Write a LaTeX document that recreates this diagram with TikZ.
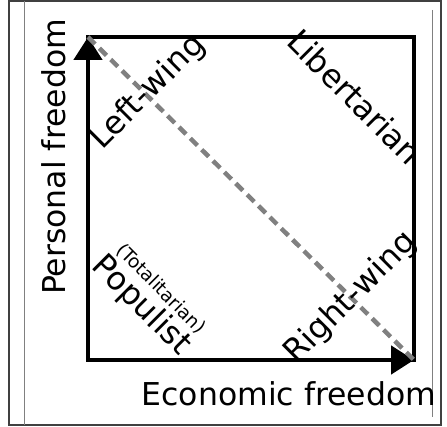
\documentclass[tikz,border=0pt]{standalone}
\usepackage{fontspec}
\setmainfont{DejaVu Sans}
\usetikzlibrary{arrows.meta}
\begin{document}
\begin{tikzpicture}[x=1pt,y=-1pt,
  axis/.style={line width=4.8pt, line join=miter},
  axisarrow/.style={axis, -{Triangle[length=23pt,width=28pt]}},
  diag/.style={line width=4.5pt, draw=black!50, dash pattern=on 10pt off 6pt},
  biglbl/.style={font=\fontsize{31.5}{38}\selectfont, inner sep=0pt},
  quad/.style={font=\fontsize{32}{38}\selectfont, inner sep=0pt},
  smalllbl/.style={font=\fontsize{18.5}{22}\selectfont, inner sep=0pt},
  outerframe/.style={line width=1.2pt, draw=black!75},
  innerframe/.style={line width=0.8pt, draw=black!50}]
\useasboundingbox (0,0) rectangle (447,427);
% frame
\draw[outerframe] (9,1) rectangle (441,425);
\draw[innerframe] (24.5,1) -- (24.5,425);
\draw[innerframe] (432,10) -- (432,417);
% corners
\coordinate (tl) at (88,37);
\coordinate (tr) at (414,37);
\coordinate (br) at (414,360);
\coordinate (bl) at (88,360);
% square and axes
\draw[axis] (bl) rectangle (tr);
\draw[axisarrow] (bl) -- (tl);
\draw[axisarrow] (bl) -- (br);
\draw[diag] (tl) -- (br);
% labels
\node[biglbl, rotate=90, anchor=base] (pf) at (65,157) {Personal freedom};
\node[biglbl, anchor=base] (ef) at (289,405) {Economic freedom};
\node[quad, rotate=45] (lw) at (148,92) {Left-wing};
\node[quad, rotate=-45] (lib) at (355,97) {Libertarian};
\node[quad, rotate=45] (rw) at (351,298) {Right-wing};
\node[quad, rotate=-45] (pop) at (141,306) {Populist};
\node[smalllbl, rotate=-45] (tot) at (161,289) {(Totalitarian)};
\end{tikzpicture}
\end{document}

==============================

Exercise directions
Print out the material word for word, omitting the pictures.

Response
Write a LaTeX document that recreates this diagram with TikZ.
\documentclass[tikz,border=0pt]{standalone}
\usepackage{fontspec}
\setmainfont{DejaVu Sans}
\usetikzlibrary{arrows.meta}
\begin{document}
\begin{tikzpicture}[x=1pt,y=-1pt,
  axis/.style={line width=4.8pt, line join=miter},
  axisarrow/.style={axis, -{Triangle[length=23pt,width=28pt]}},
  diag/.style={line width=4.5pt, draw=black!50, dash pattern=on 10pt off 6pt},
  biglbl/.style={font=\fontsize{31.5}{38}\selectfont, inner sep=0pt},
  quad/.style={font=\fontsize{32}{38}\selectfont, inner sep=0pt},
  smalllbl/.style={font=\fontsize{18.5}{22}\selectfont, inner sep=0pt},
  outerframe/.style={line width=1.2pt, draw=black!75},
  innerframe/.style={line width=0.8pt, draw=black!50}]
\useasboundingbox (0,0) rectangle (447,427);
% frame
\draw[outerframe] (9,1) rectangle (441,425);
\draw[innerframe] (24.5,1) -- (24.5,425);
\draw[innerframe] (432,10) -- (432,417);
% corners
\coordinate (tl) at (88,37);
\coordinate (tr) at (414,37);
\coordinate (br) at (414,360);
\coordinate (bl) at (88,360);
% square and axes
\draw[axis] (bl) rectangle (tr);
\draw[axisarrow] (bl) -- (tl);
\draw[axisarrow] (bl) -- (br);
\draw[diag] (tl) -- (br);
% labels
\node[biglbl, rotate=90, anchor=base] (pf) at (65,157) {Personal freedom};
\node[biglbl, anchor=base] (ef) at (289,405) {Economic freedom};
\node[quad, rotate=45] (lw) at (148,92) {Left-wing};
\node[quad, rotate=-45] (lib) at (355,97) {Libertarian};
\node[quad, rotate=45] (rw) at (351,298) {Right-wing};
\node[quad, rotate=-45] (pop) at (141,306) {Populist};
\node[smalllbl, rotate=-45] (tot) at (161,289) {(Totalitarian)};
\end{tikzpicture}
\end{document}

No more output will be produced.